## Work to be completed
Your task is to output the listing word for word, with pictures excluded.

## Dataset excerpt

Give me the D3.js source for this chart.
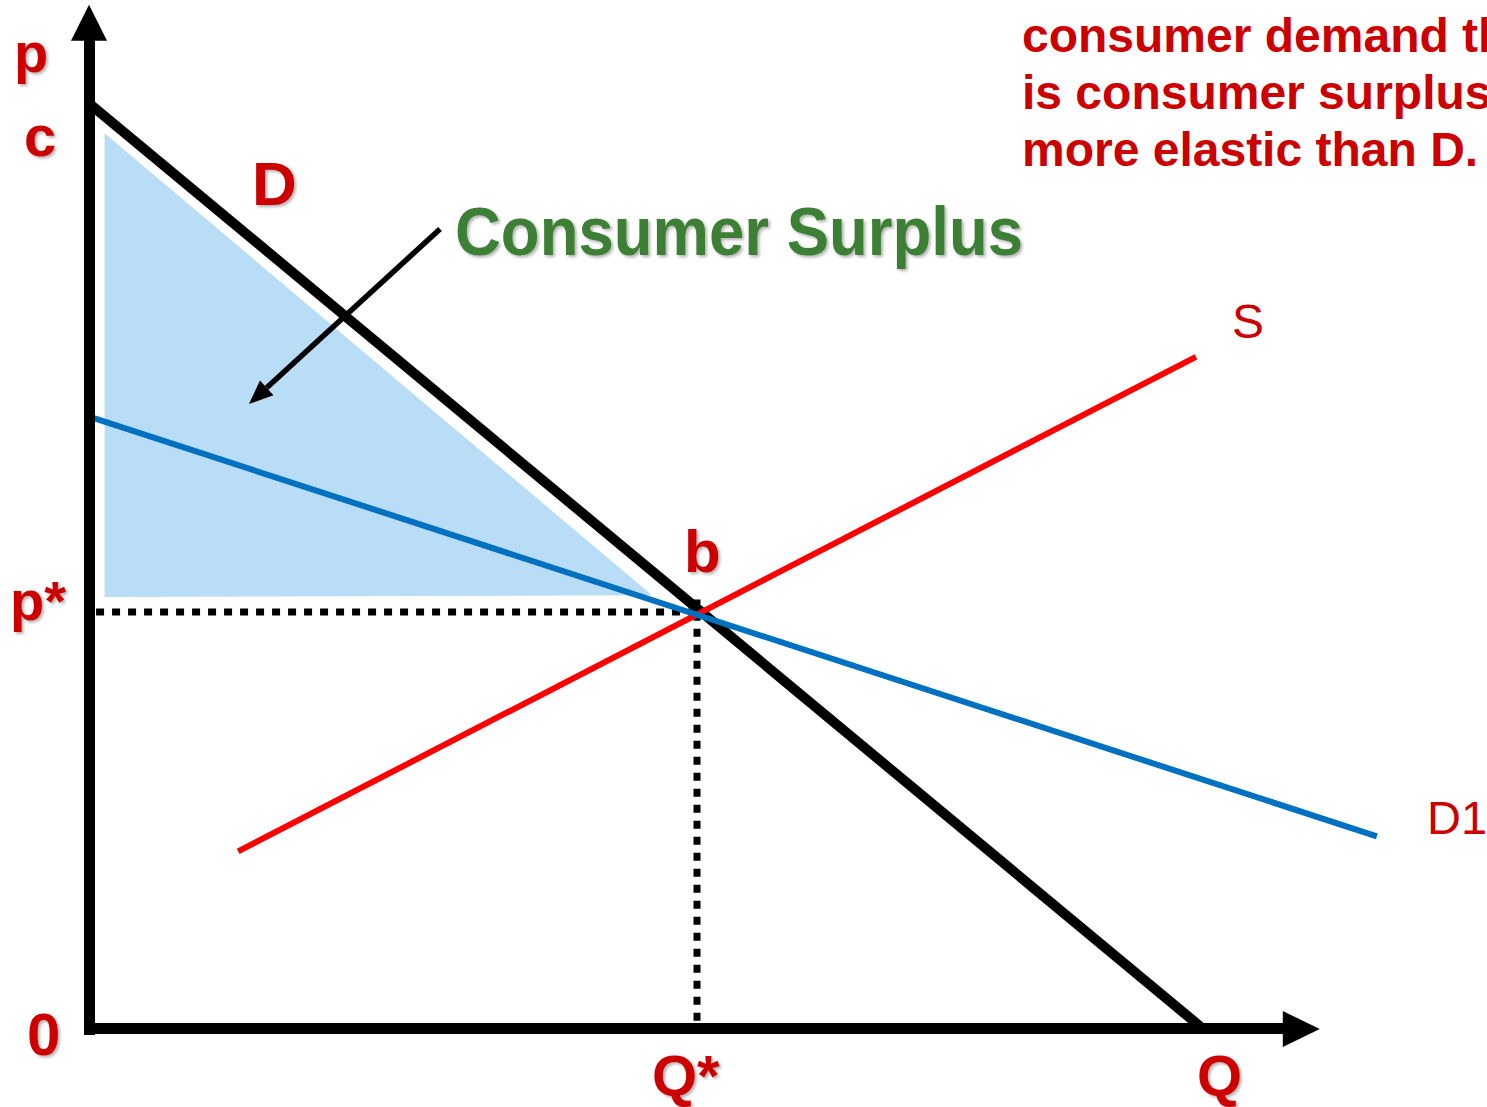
<!DOCTYPE html>
<html>
<head>
<meta charset="utf-8">
<script src="https://cdn.jsdelivr.net/npm/d3@7"></script>
<style>
  html, body { margin: 0; padding: 0; background: #fff; }
  svg { display: block; }
</style>
</head>
<body>
<svg id="chart"></svg>
<script>
// curves in (quantity, price) units
const demandD = [{q: 0, p: 110.9}, {q: 91.7, p: 0}];
const supplyS = [{q: 12.2, p: 21.3}, {q: 91.1, p: 80.6}];
const demandD1 = [{q: 0, p: 73.4}, {q: 106.0, p: 23.1}];
const surplusArea = [{q: 1.2, p: 107.4}, {q: 1.2, p: 51.8}, {q: 46.3, p: 52.0}];
const equilibrium = {q: 50, p: 50};
const axisMax = {q: 101.3, p: 122.8};
const noteLines = ["consumer demand that", "is consumer surplus", "more elastic than D."];

const width = 1487, height = 1107;
const red = "#cc0000";

const svg = d3.select("#chart").attr("width", width).attr("height", height);

const x = d3.scaleLinear().domain([0, 100]).range([90, 1304]);
const y = d3.scaleLinear().domain([0, 100]).range([1029, 195]);

const defs = svg.append("defs");
defs.append("filter").attr("id", "shadow")
  .attr("x", "-20%").attr("y", "-20%").attr("width", "140%").attr("height", "140%")
  .append("feDropShadow")
  .attr("dx", 2).attr("dy", 2).attr("stdDeviation", 1.5)
  .attr("flood-color", "#000").attr("flood-opacity", 0.3);

const line = d3.line().x(d => x(d.q)).y(d => y(d.p));

// consumer surplus triangle
svg.append("path")
  .attr("d", line(surplusArea) + "Z")
  .attr("fill", "#b9ddf6");

// dotted guides to equilibrium
svg.append("path")
  .attr("d", line([{q: 0.5, p: equilibrium.p}, equilibrium]))
  .attr("stroke", "#000").attr("stroke-width", 7)
  .attr("stroke-dasharray", "8,8").attr("fill", "none");
svg.append("path")
  .attr("d", line([{q: equilibrium.q, p: 1}, {q: equilibrium.q, p: equilibrium.p + 1.5}]))
  .attr("stroke", "#000").attr("stroke-width", 7)
  .attr("stroke-dasharray", "8,8").attr("fill", "none");

// curves
svg.append("path").attr("d", line(demandD))
  .attr("stroke", "#000").attr("stroke-width", 10).attr("fill", "none");
svg.append("path").attr("d", line(supplyS))
  .attr("stroke", "#ff0000").attr("stroke-width", 6).attr("fill", "none");
svg.append("path").attr("d", line(demandD1))
  .attr("stroke", "#0070c0").attr("stroke-width", 6).attr("fill", "none");

// axes with arrow heads
const axes = svg.append("g").attr("fill", "#000");
axes.append("rect")
  .attr("x", x(0) - 6).attr("y", y(axisMax.p) + 34)
  .attr("width", 11).attr("height", y(0) + 6 - (y(axisMax.p) + 34));
axes.append("path")
  .attr("d", `M${x(0) - 1},${y(axisMax.p)} L${x(0) + 17},${y(axisMax.p) + 36} L${x(0) - 19},${y(axisMax.p) + 36}Z`);
axes.append("rect")
  .attr("x", x(0) - 6).attr("y", y(0) - 6)
  .attr("width", x(axisMax.q) - 36 - (x(0) - 6)).attr("height", 11);
axes.append("path")
  .attr("d", `M${x(axisMax.q)},${y(0)} L${x(axisMax.q) - 37},${y(0) - 18} L${x(axisMax.q) - 37},${y(0) + 18}Z`);

// pointer arrow to the surplus area
const from = [440, 229], to = [249, 404];
const ang = Math.atan2(to[1] - from[1], to[0] - from[0]);
const headLen = 24, headW = 10;
const base = [to[0] - headLen * Math.cos(ang), to[1] - headLen * Math.sin(ang)];
svg.append("line")
  .attr("x1", from[0]).attr("y1", from[1])
  .attr("x2", base[0]).attr("y2", base[1])
  .attr("stroke", "#000").attr("stroke-width", 5.5);
svg.append("path")
  .attr("d", `M${to[0]},${to[1]}` +
    `L${base[0] + headW * Math.sin(ang)},${base[1] - headW * Math.cos(ang)}` +
    `L${base[0] - headW * Math.sin(ang)},${base[1] + headW * Math.cos(ang)}Z`)
  .attr("fill", "#000");

// labels
const labels = [
  {t: "p", x: 14, y: 72, size: 56},
  {t: "c", x: 24, y: 156, size: 58},
  {t: "D", x: 252, y: 205, size: 62},
  {t: "p*", x: 10, y: 620, size: 56},
  {t: "b", x: 684, y: 572, size: 60},
  {t: "0", x: 27, y: 1055, size: 60},
  {t: "Q*", x: 652, y: 1096, size: 58},
  {t: "Q", x: 1197, y: 1096, size: 58}
];
svg.append("g").selectAll("text")
  .data(labels)
  .join("text")
  .attr("x", d => d.x).attr("y", d => d.y)
  .attr("font-family", "Liberation Sans, Arial, sans-serif")
  .attr("font-weight", "bold")
  .attr("font-size", d => d.size)
  .attr("fill", red)
  .attr("filter", "url(#shadow)")
  .text(d => d.t);

svg.append("text")
  .attr("x", 1232).attr("y", 338)
  .attr("font-family", "Liberation Sans, Arial, sans-serif")
  .attr("font-size", 48).attr("fill", red)
  .text("S");
svg.append("text")
  .attr("x", 1427).attr("y", 834)
  .attr("font-family", "Liberation Sans, Arial, sans-serif")
  .attr("font-size", 47).attr("fill", red)
  .text("D1");

svg.append("text")
  .attr("x", 455).attr("y", 255)
  .attr("font-family", "Liberation Sans, Arial, sans-serif")
  .attr("font-weight", "bold")
  .attr("font-size", 68)
  .attr("textLength", 568).attr("lengthAdjust", "spacingAndGlyphs")
  .attr("fill", "#3d8035")
  .attr("filter", "url(#shadow)")
  .text("Consumer Surplus");

svg.append("g").selectAll("text")
  .data(noteLines)
  .join("text")
  .attr("x", 1022).attr("y", (d, i) => 52 + i * 57)
  .attr("font-family", "Liberation Sans, Arial, sans-serif")
  .attr("font-weight", "bold")
  .attr("font-size", 48)
  .attr("fill", red)
  .text(d => d);
</script>
</body>
</html>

## Solution for this task
Give me the D3.js source for this chart.
<!DOCTYPE html>
<html>
<head>
<meta charset="utf-8">
<script src="https://cdn.jsdelivr.net/npm/d3@7"></script>
<style>
  html, body { margin: 0; padding: 0; background: #fff; }
  svg { display: block; }
</style>
</head>
<body>
<svg id="chart"></svg>
<script>
// curves in (quantity, price) units
const demandD = [{q: 0, p: 110.9}, {q: 91.7, p: 0}];
const supplyS = [{q: 12.2, p: 21.3}, {q: 91.1, p: 80.6}];
const demandD1 = [{q: 0, p: 73.4}, {q: 106.0, p: 23.1}];
const surplusArea = [{q: 1.2, p: 107.4}, {q: 1.2, p: 51.8}, {q: 46.3, p: 52.0}];
const equilibrium = {q: 50, p: 50};
const axisMax = {q: 101.3, p: 122.8};
const noteLines = ["consumer demand that", "is consumer surplus", "more elastic than D."];

const width = 1487, height = 1107;
const red = "#cc0000";

const svg = d3.select("#chart").attr("width", width).attr("height", height);

const x = d3.scaleLinear().domain([0, 100]).range([90, 1304]);
const y = d3.scaleLinear().domain([0, 100]).range([1029, 195]);

const defs = svg.append("defs");
defs.append("filter").attr("id", "shadow")
  .attr("x", "-20%").attr("y", "-20%").attr("width", "140%").attr("height", "140%")
  .append("feDropShadow")
  .attr("dx", 2).attr("dy", 2).attr("stdDeviation", 1.5)
  .attr("flood-color", "#000").attr("flood-opacity", 0.3);

const line = d3.line().x(d => x(d.q)).y(d => y(d.p));

// consumer surplus triangle
svg.append("path")
  .attr("d", line(surplusArea) + "Z")
  .attr("fill", "#b9ddf6");

// dotted guides to equilibrium
svg.append("path")
  .attr("d", line([{q: 0.5, p: equilibrium.p}, equilibrium]))
  .attr("stroke", "#000").attr("stroke-width", 7)
  .attr("stroke-dasharray", "8,8").attr("fill", "none");
svg.append("path")
  .attr("d", line([{q: equilibrium.q, p: 1}, {q: equilibrium.q, p: equilibrium.p + 1.5}]))
  .attr("stroke", "#000").attr("stroke-width", 7)
  .attr("stroke-dasharray", "8,8").attr("fill", "none");

// curves
svg.append("path").attr("d", line(demandD))
  .attr("stroke", "#000").attr("stroke-width", 10).attr("fill", "none");
svg.append("path").attr("d", line(supplyS))
  .attr("stroke", "#ff0000").attr("stroke-width", 6).attr("fill", "none");
svg.append("path").attr("d", line(demandD1))
  .attr("stroke", "#0070c0").attr("stroke-width", 6).attr("fill", "none");

// axes with arrow heads
const axes = svg.append("g").attr("fill", "#000");
axes.append("rect")
  .attr("x", x(0) - 6).attr("y", y(axisMax.p) + 34)
  .attr("width", 11).attr("height", y(0) + 6 - (y(axisMax.p) + 34));
axes.append("path")
  .attr("d", `M${x(0) - 1},${y(axisMax.p)} L${x(0) + 17},${y(axisMax.p) + 36} L${x(0) - 19},${y(axisMax.p) + 36}Z`);
axes.append("rect")
  .attr("x", x(0) - 6).attr("y", y(0) - 6)
  .attr("width", x(axisMax.q) - 36 - (x(0) - 6)).attr("height", 11);
axes.append("path")
  .attr("d", `M${x(axisMax.q)},${y(0)} L${x(axisMax.q) - 37},${y(0) - 18} L${x(axisMax.q) - 37},${y(0) + 18}Z`);

// pointer arrow to the surplus area
const from = [440, 229], to = [249, 404];
const ang = Math.atan2(to[1] - from[1], to[0] - from[0]);
const headLen = 24, headW = 10;
const base = [to[0] - headLen * Math.cos(ang), to[1] - headLen * Math.sin(ang)];
svg.append("line")
  .attr("x1", from[0]).attr("y1", from[1])
  .attr("x2", base[0]).attr("y2", base[1])
  .attr("stroke", "#000").attr("stroke-width", 5.5);
svg.append("path")
  .attr("d", `M${to[0]},${to[1]}` +
    `L${base[0] + headW * Math.sin(ang)},${base[1] - headW * Math.cos(ang)}` +
    `L${base[0] - headW * Math.sin(ang)},${base[1] + headW * Math.cos(ang)}Z`)
  .attr("fill", "#000");

// labels
const labels = [
  {t: "p", x: 14, y: 72, size: 56},
  {t: "c", x: 24, y: 156, size: 58},
  {t: "D", x: 252, y: 205, size: 62},
  {t: "p*", x: 10, y: 620, size: 56},
  {t: "b", x: 684, y: 572, size: 60},
  {t: "0", x: 27, y: 1055, size: 60},
  {t: "Q*", x: 652, y: 1096, size: 58},
  {t: "Q", x: 1197, y: 1096, size: 58}
];
svg.append("g").selectAll("text")
  .data(labels)
  .join("text")
  .attr("x", d => d.x).attr("y", d => d.y)
  .attr("font-family", "Liberation Sans, Arial, sans-serif")
  .attr("font-weight", "bold")
  .attr("font-size", d => d.size)
  .attr("fill", red)
  .attr("filter", "url(#shadow)")
  .text(d => d.t);

svg.append("text")
  .attr("x", 1232).attr("y", 338)
  .attr("font-family", "Liberation Sans, Arial, sans-serif")
  .attr("font-size", 48).attr("fill", red)
  .text("S");
svg.append("text")
  .attr("x", 1427).attr("y", 834)
  .attr("font-family", "Liberation Sans, Arial, sans-serif")
  .attr("font-size", 47).attr("fill", red)
  .text("D1");

svg.append("text")
  .attr("x", 455).attr("y", 255)
  .attr("font-family", "Liberation Sans, Arial, sans-serif")
  .attr("font-weight", "bold")
  .attr("font-size", 68)
  .attr("textLength", 568).attr("lengthAdjust", "spacingAndGlyphs")
  .attr("fill", "#3d8035")
  .attr("filter", "url(#shadow)")
  .text("Consumer Surplus");

svg.append("g").selectAll("text")
  .data(noteLines)
  .join("text")
  .attr("x", 1022).attr("y", (d, i) => 52 + i * 57)
  .attr("font-family", "Liberation Sans, Arial, sans-serif")
  .attr("font-weight", "bold")
  .attr("font-size", 48)
  .attr("fill", red)
  .text(d => d);
</script>
</body>
</html>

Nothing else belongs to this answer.